Back Handspring Drills
The back handspring truly is the gateway skill for most cheerleaders. It’s what separates the Level 1s from the Level 2s, and it opens the door for powerful synchronized tumbling. It’s the most coveted skill for beginning cheerleaders!
First and foremost, it’s important that cheerleaders learn a back handspring IN THE GYM with a qualified instructor. The skill is far too dangerous to practice at home. Many cheerleaders try to learn one on their home trampoline and I strongly discourage this. A trampoline back handspring is very different from one on the floor, and bad habits are formed. If you learn a back handspring incorrectly it will be hard to fix and it will keep you from doing a round-off back handspring or a back handspring series correctly. When learned on a trampoline, most cheerleaders have an improper takeoff and don’t learn to push effectively.

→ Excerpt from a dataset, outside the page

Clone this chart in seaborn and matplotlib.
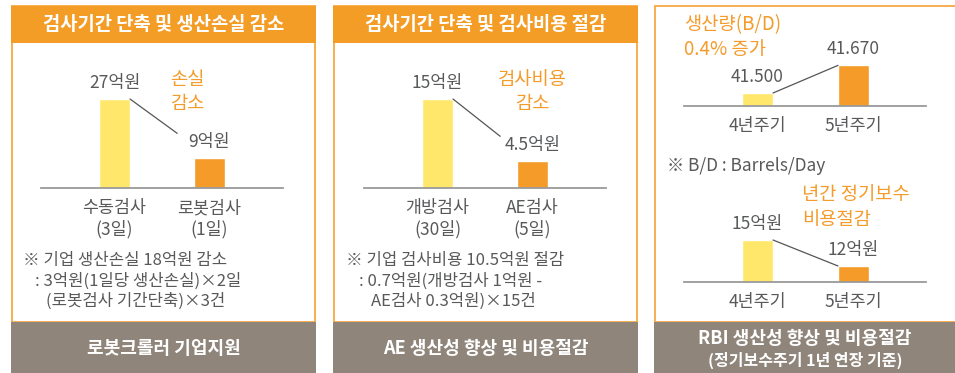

It is not necessary to learn a back walkover to learn a back handspring as they are two very different skills, however, most cheerleaders start out in Level 1, and a back walkover is a requirement for that level. Back walkovers are good to learn for flexibility, plus back walkover into a back handspring is a legit series for Level 2.
The following are some back handspring drills that you can do at home or in the gym. Drills are safe to practice out of the gym (with your coach’s approval), and the more you do them the quicker you will learn your back handspring!

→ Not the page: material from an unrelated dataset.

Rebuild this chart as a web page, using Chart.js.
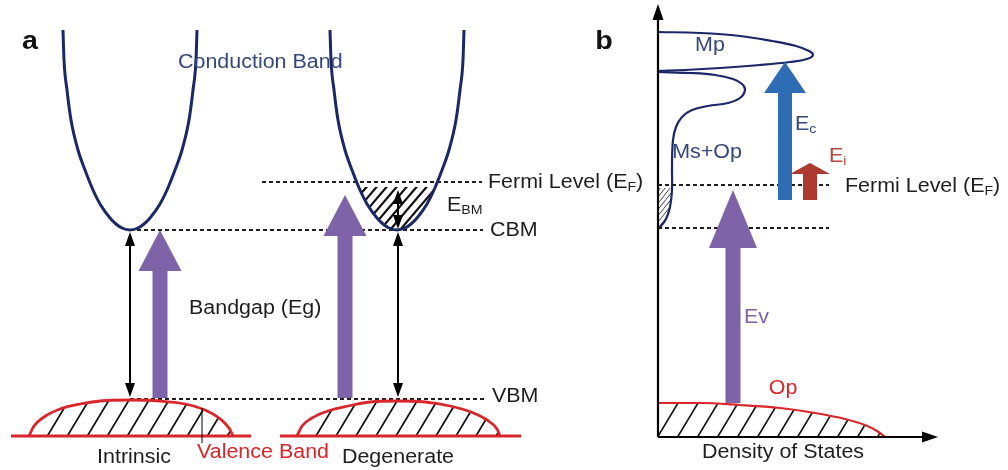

You will need a strong bridge before you are ready to do a back handspring. You should be able to push up from the floor into a bridge and have straight arms. Pushing your legs straight in the bridge will help stretch your shoulders, which will make your back handspring easier.
You will need to be able to do a backbend, which is a bridge from a stand. To practice at home, walk down a wall to a bridge, and then walk up again. Practice your bridge in the gym onto a wedge mat or with a coach spotting.
Having a strong handstand will help you in all of your tumbling skills! The back handspring passes through the handstand position so you will need to have a good handstand. Practice against a wall, and also practice kicking up to a handstand without the wall. Control your body, you should be able to kick up and step down without falling over. You should have a good body position without arching your back or sagging in the shoulders.
Backbend Snapdown (Back Limber)
This is a great skill to practice that can help you get your back handspring quicker. The push off the mat with both feet and the muscles used to snap down are the same. It builds core strength and resembles the movement of the back handspring in slow motion.
Wall Sit Drill
I love this drill because it teaches the proper body position for the takeoff. To measure where to stand, lean your full back against the wall and then sit like you’re sitting in a chair. Move your feet so they are directly under your knees. That’s the sitting position. Don’t move your feet and stand up. Now lean slightly back and “sit” against the wall. Then straighten your legs but keep your shoulders against the wall and let your hips come forward. Your arms should reach over your head at the same time. This mimics the sit and takeoff for the back handspring.
Mat Sit Drill
This one needs to be done on an 8-inch squishy mat. Stand next to the mat. Now sit down on the mat. This drill helps you get the idea that you need to lean back and sit for your back handspring. This drill goes well with a round-off. Do a round-off and land with your feet just in front of the mat, and then immediately sit down. This drill can also be done on a wedge mat. It can highlight if you are having issues with your round-off, as the drill can’t be done properly if your round-off isn’t correct.
I like this drill because it helps prevent tumblers from piking over. Sit just in front of an 8-inch mat with your legs straight. Now throw your body and arms back, landing in a nice arched position with your hips off the mat. Keep head neutral.
I like to combine a round-off with the Mat Sit Drill with the Throw Drill. Roundoff, then sit back onto the mat, then throw drill. I feel like it gives a good idea of doing a round-off back handspring.
Coaches teach all kinds of starting arm placement for the back handspring. I teach starting with arms by the sides instead of over the head or out in front. I teach it this way because it looks clean for cheerleading if you’re going to do synchronized back handsprings. It also helps prevent dropping the shoulders forward during the takeoff.
You can also practice your back handsprings with a spotter and on pieces of equipment in the gym. The one mistake I see a lot is cheerleaders getting spotted in their back handspring and it’s basically the coach just flipping them over. I don’t think that teaches anything but learning to rely on the coach. I personally only spot when the tumbler has mastered all the drills and is ready to put the skill together. I spot to guide the cheerleader and protect them, but I will never do the trick FOR them.
The back handspring is a tough skill because it takes strength, a certain amount of flexibility, timing and guts. If you really want to learn it, you will need to practice in the gym a minimum of 2 times a week and also at home. I know many cheerleaders that enroll in a once-a-week tumbling class and then are discouraged when they don’t’ get their back handspring. You will need to put time in to get this skill, but once you master it then it will be the gateway to bigger and better things!
My last tip is to NOT practice a back tuck while you are learning your back handspring. The takeoff for a back tuck is completely different and it’s easy to get confused. In this case, learn one skill at a time. Good luck! Happy Flipping!